La messa in sicurezza di infrastrutture e pubblici edifici nel Belpaese è pressoché nulla.
In riferimento al crollo del ponte Morandi di Genova – a parte eventuali errori di calcolo in fase di progettazione –  si può tranquillamente sostenere fin da subito che le principali cause di degrado di un ponte in cemento armato sono gli agenti atmosferici che con il tempo finiscono con il danneggiare inesorabilmente l’intera costruzione  fino ad arrivare alla struttura in ferro che costituisce l’armatura portante del manufatto. Tuttavia una regolare e normalissima manutenzione può ovviare il problema e gli strumenti per  eseguire tali fondamentali operazioni ci sono. Con sonde e sensori si può controllare la condizione  della struttura e intervenire là, qualora occorra. Addirittura oggi tali controlli si possono praticare anche a distanza. Dunque, il massimo della praticità a spesa ridotta.  Eppure questo non si fa e se viene fatto non lo si fa in maniera corretta, scrupolosa, preso atto dei risultati prodotti che portano alle immani catastrofi. E proprio riguardo ai viadotti è da autentici criminali non intervenire in caso di deterioramento del calcestruzzo, un problema che riguarda tutti i ponti in Italia. Questo ricordiamolo bene.
Chi ha sbagliato pagherà, vanno individuati i responsabili, fuori i nomi di coloro che dovevano provvedere alla manutenzione. Sono le solite frasi, le solite promesse rituali – che dovrebbero innanzitutto imbarazzare chi ancora  le proferisce –  a poche ore dall’ennesima tragedia annunciata causata dallo  sbriciolamento di quel ponte che univa Genova e che ha provocato una strage. Al momento il bilancio, che potrebbe purtroppo aumentare, è di 39 morti, tra questi alcuni giovanissimi, e una ventina di feriti. Adesso sono molti coloro che lanciano accuse, quelli che dicono che era un ponte a rischio, che la tragedia si poteva evitare. Come detto che fosse un’opera nata male o che sia mancata una corretta manutenzione lasciamolo stabilire a chi sarà chiamato  a capire   le cause del cedimento. Il resto sono inutili chiacchiere.

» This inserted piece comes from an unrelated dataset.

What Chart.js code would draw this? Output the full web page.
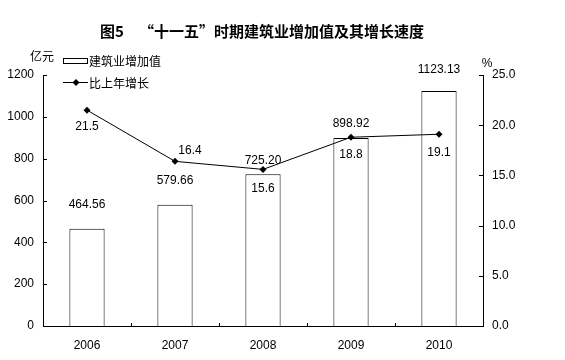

Ricordiamo invece i moniti lanciati ancora decenni fa da Marco Pannella che con sorprendente lungimiranza – come del resto in tutte le sue innumerevoli battaglie – insisteva sulla mancata vigilanza del territorio  e sui rischi idrogeologici che tali negligenze avrebbero potuto provocare. Appelli, quelli del leader dei Radicali, puntualmente inascoltati dai “fenomeni” delle politica nostrana e da quelle che vengono chiamate “autorità competenti in materia”, quando in realtà di autorevole competenza non si intravede neppure l’ombra.   Quante volte dai microfoni di Radio Radicale abbiamo sentito Pannella dibattere con l’amico e collaboratore dell’emittente Aldo Loris Rossi , geologo e urbanista, riguardo ai grandi pericoli del territorio, all’urgenza di intraprendere una azione di prevenzione sul dissesto idrogeologico. Entrambi concordavano che in questo sciagurato Paese dell’eterna emergenza e del senno di poi era un dovere  eliminare tutta una serie di opere spazzatura, così le definivano, edificate dal dopoguerra agli anni ’70, prive di qualità e di interesse storico ma soprattutto senza nessuna cognizione sul fronte dell’efficienza sismica. Insomma, una Italia in buona parte  da rifare, da ricostruire con i criteri studiati in Giappone, altra zona ad alto rischio terremoti, invece che cercare i rimedi dopo ogni disastro che poteva essere decisamente evitato. Azione, quella di monitorare l’ambiente in  cui viviamo, che  avrebbe costi parecchio inferiori rispetto a quelli che lo Stato deve sostenere quando tocca affrontare l’emergenza, come dicevano  Pannella e Rossi.
Bene, questa volta vorremmo conoscere le cause che hanno determinato il cedimento del ponte ma  la ragione ci porta a credere che questo disastro vada ahimè ad aggiungersi alla lista nera di disgrazie che potevano essere evitate.
Intanto si contano ancora una volta i morti che hanno perso la vita per la criminale incapacità di prendersi cura dell’ambiente. Quell’ambiente che ci lancia dei messaggi di allarme ma noi, incredibilmente, continuiamo a girare la testa da un’altra parte.